— BEGIN DATASET EXTRACT —

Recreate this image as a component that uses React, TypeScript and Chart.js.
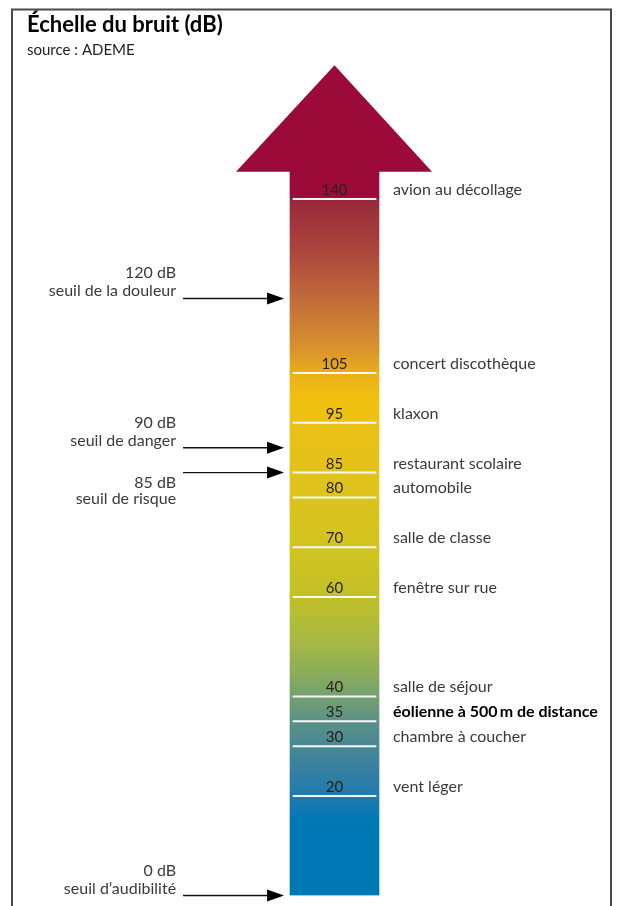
import { useEffect, useRef } from "react";
import { Chart, registerables } from "chart.js";

Chart.register(...registerables);

// ---------- data ----------
const TITLE = "Échelle du bruit (dB)";
const SUBTITLE = "source : ADEME";

const LEVELS = [140, 105, 95, 85, 80, 70, 60, 40, 35, 30, 20];
const LEVEL_LABELS = [
  "avion au décollage",
  "concert discothèque",
  "klaxon",
  "restaurant scolaire",
  "automobile",
  "salle de classe",
  "fenêtre sur rue",
  "salle de séjour",
  "éolienne à 500\u2009m de distance",
  "chambre à coucher",
  "vent léger",
];
const HIGHLIGHT_LEVEL = 35;

const THRESHOLDS = [120, 90, 85, 0];
const THRESHOLD_VALUES = ["120 dB", "90 dB", "85 dB", "0 dB"];
const THRESHOLD_NAMES = [
  "seuil de la douleur",
  "seuil de danger",
  "seuil de risque",
  "seuil d\u2019audibilité",
];
const THRESHOLD_TEXT_BELOW = [false, false, true, false];

const SHAFT_TOP_DB = 145.5;
const ARROW_TIP_DB = 166.9;

const GRADIENT_DB = [0, 15, 20, 25, 30, 35, 40, 45, 50, 60, 70, 80, 90, 100, 104, 110, 120, 130, 139.5, 140.5, 145.5];
const GRADIENT_COLORS = [
  "#0078b6", "#0078b6", "#1f7aae", "#357fa2", "#488896", "#5c9186", "#74a070",
  "#8cad58", "#a3b748", "#c2c028", "#d2c420", "#dcc31c", "#e6c218", "#f0c010",
  "#ecb418", "#d8922c", "#c26a3a", "#aa443c", "#9a2a3c", "#9b0a38", "#9b0a38",
];

// ---------- layout constants (x in shaft-width units, shaft spans 0..1) ----------
const FONT = "Lato, 'Open Sans', sans-serif";
const HEAD_LEFT = -0.607;
const HEAD_RIGHT = 1.596;
const TICK_LEFT = 0.03;
const TICK_RIGHT = 0.97;
const LABEL_X = 1.157;
const ARROW_START = -1.202;
const ARROW_END = -0.067;
const THRESH_TEXT_RIGHT = -1.28;

const noisePlugin = {
  id: "noiseScale",
  afterDatasetsDraw(chart: any) {
    const { ctx } = chart;
    const x = chart.scales.x;
    const y = chart.scales.y;
    const px = (v: number) => x.getPixelForValue(v);
    const py = (v: number) => y.getPixelForValue(v);

    ctx.save();
    // arrow head
    ctx.fillStyle = GRADIENT_COLORS[GRADIENT_COLORS.length - 1];
    ctx.beginPath();
    ctx.moveTo(px(HEAD_LEFT), py(SHAFT_TOP_DB));
    ctx.lineTo(px(0.5), py(ARROW_TIP_DB));
    ctx.lineTo(px(HEAD_RIGHT), py(SHAFT_TOP_DB));
    ctx.closePath();
    ctx.fill();
    ctx.fillRect(px(0), py(SHAFT_TOP_DB) - 1, px(1) - px(0), 2);

    // tick lines, numbers and labels
    LEVELS.forEach((lv, i) => {
      const yy = py(lv);
      ctx.strokeStyle = "rgba(255,255,255,0.95)";
      ctx.lineWidth = 2;
      ctx.beginPath();
      ctx.moveTo(px(TICK_LEFT), yy);
      ctx.lineTo(px(TICK_RIGHT), yy);
      ctx.stroke();

      ctx.textBaseline = "alphabetic";
      ctx.fillStyle = "#2a2418";
      ctx.font = `15px ${FONT}`;
      ctx.textAlign = "center";
      ctx.fillText(String(lv), px(0.5), yy - 4);

      ctx.textAlign = "left";
      ctx.fillStyle = lv === HIGHLIGHT_LEVEL ? "#000" : "#3a3a3a";
      ctx.font = `${lv === HIGHLIGHT_LEVEL ? "bold " : ""}16px ${FONT}`;
      ctx.fillText(LEVEL_LABELS[i], px(LABEL_X), yy - 4);
    });

    // threshold arrows
    THRESHOLDS.forEach((th, i) => {
      const yy = py(th);
      const x0 = px(ARROW_START);
      const x1 = px(ARROW_END);
      ctx.strokeStyle = "#111";
      ctx.lineWidth = 1.3;
      ctx.beginPath();
      ctx.moveTo(x0, yy);
      ctx.lineTo(x1 - 14, yy);
      ctx.stroke();
      ctx.fillStyle = "#000";
      ctx.beginPath();
      ctx.moveTo(x1 - 17, yy - 6);
      ctx.lineTo(x1, yy);
      ctx.lineTo(x1 - 17, yy + 6);
      ctx.closePath();
      ctx.fill();

      ctx.font = `16px ${FONT}`;
      ctx.fillStyle = "#3a3a3a";
      ctx.textAlign = "right";
      ctx.textBaseline = "alphabetic";
      const tx = px(THRESH_TEXT_RIGHT);
      if (THRESHOLD_TEXT_BELOW[i]) {
        ctx.fillText(THRESHOLD_VALUES[i], tx, yy + 15);
        ctx.fillText(THRESHOLD_NAMES[i], tx, yy + 31);
      } else {
        ctx.fillText(THRESHOLD_VALUES[i], tx, yy - 20);
        ctx.fillText(THRESHOLD_NAMES[i], tx, yy - 2);
      }
    });
    ctx.restore();
  },
  afterDraw(chart: any) {
    const { ctx } = chart;
    ctx.save();
    ctx.strokeStyle = "#4a4a4a";
    ctx.lineWidth = 2;
    ctx.strokeRect(12, 9.5, 599, chart.height + 20);
    ctx.restore();
  },
};

export default function App() {
  const ref = useRef<HTMLCanvasElement | null>(null);
  useEffect(() => {
    document.body.style.margin = "0";
    const canvas = ref.current!;
    const chart = new Chart(canvas, {
      type: "bar",
      data: {
        datasets: [
          {
            data: [{ x: 0.5, y: [0, SHAFT_TOP_DB] }] as any,
            barThickness: 89,
            borderWidth: 0,
            borderSkipped: false,
            backgroundColor: (c: any) => {
              const ch = c.chart;
              if (!ch.chartArea) return GRADIENT_COLORS[0];
              const ys = ch.scales.y;
              const g = ch.ctx.createLinearGradient(0, ys.getPixelForValue(0), 0, ys.getPixelForValue(SHAFT_TOP_DB));
              GRADIENT_DB.forEach((d, i) => g.addColorStop(d / SHAFT_TOP_DB, GRADIENT_COLORS[i]));
              return g;
            },
          },
        ],
      },
      options: {
        responsive: false,
        animation: false,
        events: [],
        layout: { padding: { left: 27, right: 0, top: 0, bottom: 10.5 } },
        scales: {
          x: { type: "linear", min: -2.955, max: 3.674, display: false, offset: false },
          y: { type: "linear", min: 0, max: 168.06, display: false },
        },
        plugins: {
          legend: { display: false },
          tooltip: { enabled: false },
          title: {
            display: true,
            text: TITLE,
            align: "start",
            color: "#000",
            font: { family: FONT, size: 22, weight: "bold", lineHeight: 1.2 },
            padding: { top: 12, bottom: 0 },
          },
          subtitle: {
            display: true,
            text: SUBTITLE,
            align: "start",
            color: "#222",
            font: { family: FONT, size: 15, lineHeight: 1.2 },
            padding: { top: 3, bottom: 0 },
          },
        },
      },
      plugins: [noisePlugin],
    });
    return () => chart.destroy();
  }, []);
  return (
    <div style={{ width: 617, height: 906, background: "#fff" }}>
      <canvas ref={ref} width={617} height={906} style={{ display: "block" }} />
    </div>
  );
}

— END DATASET EXTRACT —

THE REQUEST >>
Write out each line of the data exactly; the images should be left out.

TASK SOLUTION >>
Recreate this image as a component that uses React, TypeScript and Chart.js.
import { useEffect, useRef } from "react";
import { Chart, registerables } from "chart.js";

Chart.register(...registerables);

// ---------- data ----------
const TITLE = "Échelle du bruit (dB)";
const SUBTITLE = "source : ADEME";

const LEVELS = [140, 105, 95, 85, 80, 70, 60, 40, 35, 30, 20];
const LEVEL_LABELS = [
  "avion au décollage",
  "concert discothèque",
  "klaxon",
  "restaurant scolaire",
  "automobile",
  "salle de classe",
  "fenêtre sur rue",
  "salle de séjour",
  "éolienne à 500\u2009m de distance",
  "chambre à coucher",
  "vent léger",
];
const HIGHLIGHT_LEVEL = 35;

const THRESHOLDS = [120, 90, 85, 0];
const THRESHOLD_VALUES = ["120 dB", "90 dB", "85 dB", "0 dB"];
const THRESHOLD_NAMES = [
  "seuil de la douleur",
  "seuil de danger",
  "seuil de risque",
  "seuil d\u2019audibilité",
];
const THRESHOLD_TEXT_BELOW = [false, false, true, false];

const SHAFT_TOP_DB = 145.5;
const ARROW_TIP_DB = 166.9;

const GRADIENT_DB = [0, 15, 20, 25, 30, 35, 40, 45, 50, 60, 70, 80, 90, 100, 104, 110, 120, 130, 139.5, 140.5, 145.5];
const GRADIENT_COLORS = [
  "#0078b6", "#0078b6", "#1f7aae", "#357fa2", "#488896", "#5c9186", "#74a070",
  "#8cad58", "#a3b748", "#c2c028", "#d2c420", "#dcc31c", "#e6c218", "#f0c010",
  "#ecb418", "#d8922c", "#c26a3a", "#aa443c", "#9a2a3c", "#9b0a38", "#9b0a38",
];

// ---------- layout constants (x in shaft-width units, shaft spans 0..1) ----------
const FONT = "Lato, 'Open Sans', sans-serif";
const HEAD_LEFT = -0.607;
const HEAD_RIGHT = 1.596;
const TICK_LEFT = 0.03;
const TICK_RIGHT = 0.97;
const LABEL_X = 1.157;
const ARROW_START = -1.202;
const ARROW_END = -0.067;
const THRESH_TEXT_RIGHT = -1.28;

const noisePlugin = {
  id: "noiseScale",
  afterDatasetsDraw(chart: any) {
    const { ctx } = chart;
    const x = chart.scales.x;
    const y = chart.scales.y;
    const px = (v: number) => x.getPixelForValue(v);
    const py = (v: number) => y.getPixelForValue(v);

    ctx.save();
    // arrow head
    ctx.fillStyle = GRADIENT_COLORS[GRADIENT_COLORS.length - 1];
    ctx.beginPath();
    ctx.moveTo(px(HEAD_LEFT), py(SHAFT_TOP_DB));
    ctx.lineTo(px(0.5), py(ARROW_TIP_DB));
    ctx.lineTo(px(HEAD_RIGHT), py(SHAFT_TOP_DB));
    ctx.closePath();
    ctx.fill();
    ctx.fillRect(px(0), py(SHAFT_TOP_DB) - 1, px(1) - px(0), 2);

    // tick lines, numbers and labels
    LEVELS.forEach((lv, i) => {
      const yy = py(lv);
      ctx.strokeStyle = "rgba(255,255,255,0.95)";
      ctx.lineWidth = 2;
      ctx.beginPath();
      ctx.moveTo(px(TICK_LEFT), yy);
      ctx.lineTo(px(TICK_RIGHT), yy);
      ctx.stroke();

      ctx.textBaseline = "alphabetic";
      ctx.fillStyle = "#2a2418";
      ctx.font = `15px ${FONT}`;
      ctx.textAlign = "center";
      ctx.fillText(String(lv), px(0.5), yy - 4);

      ctx.textAlign = "left";
      ctx.fillStyle = lv === HIGHLIGHT_LEVEL ? "#000" : "#3a3a3a";
      ctx.font = `${lv === HIGHLIGHT_LEVEL ? "bold " : ""}16px ${FONT}`;
      ctx.fillText(LEVEL_LABELS[i], px(LABEL_X), yy - 4);
    });

    // threshold arrows
    THRESHOLDS.forEach((th, i) => {
      const yy = py(th);
      const x0 = px(ARROW_START);
      const x1 = px(ARROW_END);
      ctx.strokeStyle = "#111";
      ctx.lineWidth = 1.3;
      ctx.beginPath();
      ctx.moveTo(x0, yy);
      ctx.lineTo(x1 - 14, yy);
      ctx.stroke();
      ctx.fillStyle = "#000";
      ctx.beginPath();
      ctx.moveTo(x1 - 17, yy - 6);
      ctx.lineTo(x1, yy);
      ctx.lineTo(x1 - 17, yy + 6);
      ctx.closePath();
      ctx.fill();

      ctx.font = `16px ${FONT}`;
      ctx.fillStyle = "#3a3a3a";
      ctx.textAlign = "right";
      ctx.textBaseline = "alphabetic";
      const tx = px(THRESH_TEXT_RIGHT);
      if (THRESHOLD_TEXT_BELOW[i]) {
        ctx.fillText(THRESHOLD_VALUES[i], tx, yy + 15);
        ctx.fillText(THRESHOLD_NAMES[i], tx, yy + 31);
      } else {
        ctx.fillText(THRESHOLD_VALUES[i], tx, yy - 20);
        ctx.fillText(THRESHOLD_NAMES[i], tx, yy - 2);
      }
    });
    ctx.restore();
  },
  afterDraw(chart: any) {
    const { ctx } = chart;
    ctx.save();
    ctx.strokeStyle = "#4a4a4a";
    ctx.lineWidth = 2;
    ctx.strokeRect(12, 9.5, 599, chart.height + 20);
    ctx.restore();
  },
};

export default function App() {
  const ref = useRef<HTMLCanvasElement | null>(null);
  useEffect(() => {
    document.body.style.margin = "0";
    const canvas = ref.current!;
    const chart = new Chart(canvas, {
      type: "bar",
      data: {
        datasets: [
          {
            data: [{ x: 0.5, y: [0, SHAFT_TOP_DB] }] as any,
            barThickness: 89,
            borderWidth: 0,
            borderSkipped: false,
            backgroundColor: (c: any) => {
              const ch = c.chart;
              if (!ch.chartArea) return GRADIENT_COLORS[0];
              const ys = ch.scales.y;
              const g = ch.ctx.createLinearGradient(0, ys.getPixelForValue(0), 0, ys.getPixelForValue(SHAFT_TOP_DB));
              GRADIENT_DB.forEach((d, i) => g.addColorStop(d / SHAFT_TOP_DB, GRADIENT_COLORS[i]));
              return g;
            },
          },
        ],
      },
      options: {
        responsive: false,
        animation: false,
        events: [],
        layout: { padding: { left: 27, right: 0, top: 0, bottom: 10.5 } },
        scales: {
          x: { type: "linear", min: -2.955, max: 3.674, display: false, offset: false },
          y: { type: "linear", min: 0, max: 168.06, display: false },
        },
        plugins: {
          legend: { display: false },
          tooltip: { enabled: false },
          title: {
            display: true,
            text: TITLE,
            align: "start",
            color: "#000",
            font: { family: FONT, size: 22, weight: "bold", lineHeight: 1.2 },
            padding: { top: 12, bottom: 0 },
          },
          subtitle: {
            display: true,
            text: SUBTITLE,
            align: "start",
            color: "#222",
            font: { family: FONT, size: 15, lineHeight: 1.2 },
            padding: { top: 3, bottom: 0 },
          },
        },
      },
      plugins: [noisePlugin],
    });
    return () => chart.destroy();
  }, []);
  return (
    <div style={{ width: 617, height: 906, background: "#fff" }}>
      <canvas ref={ref} width={617} height={906} style={{ display: "block" }} />
    </div>
  );
}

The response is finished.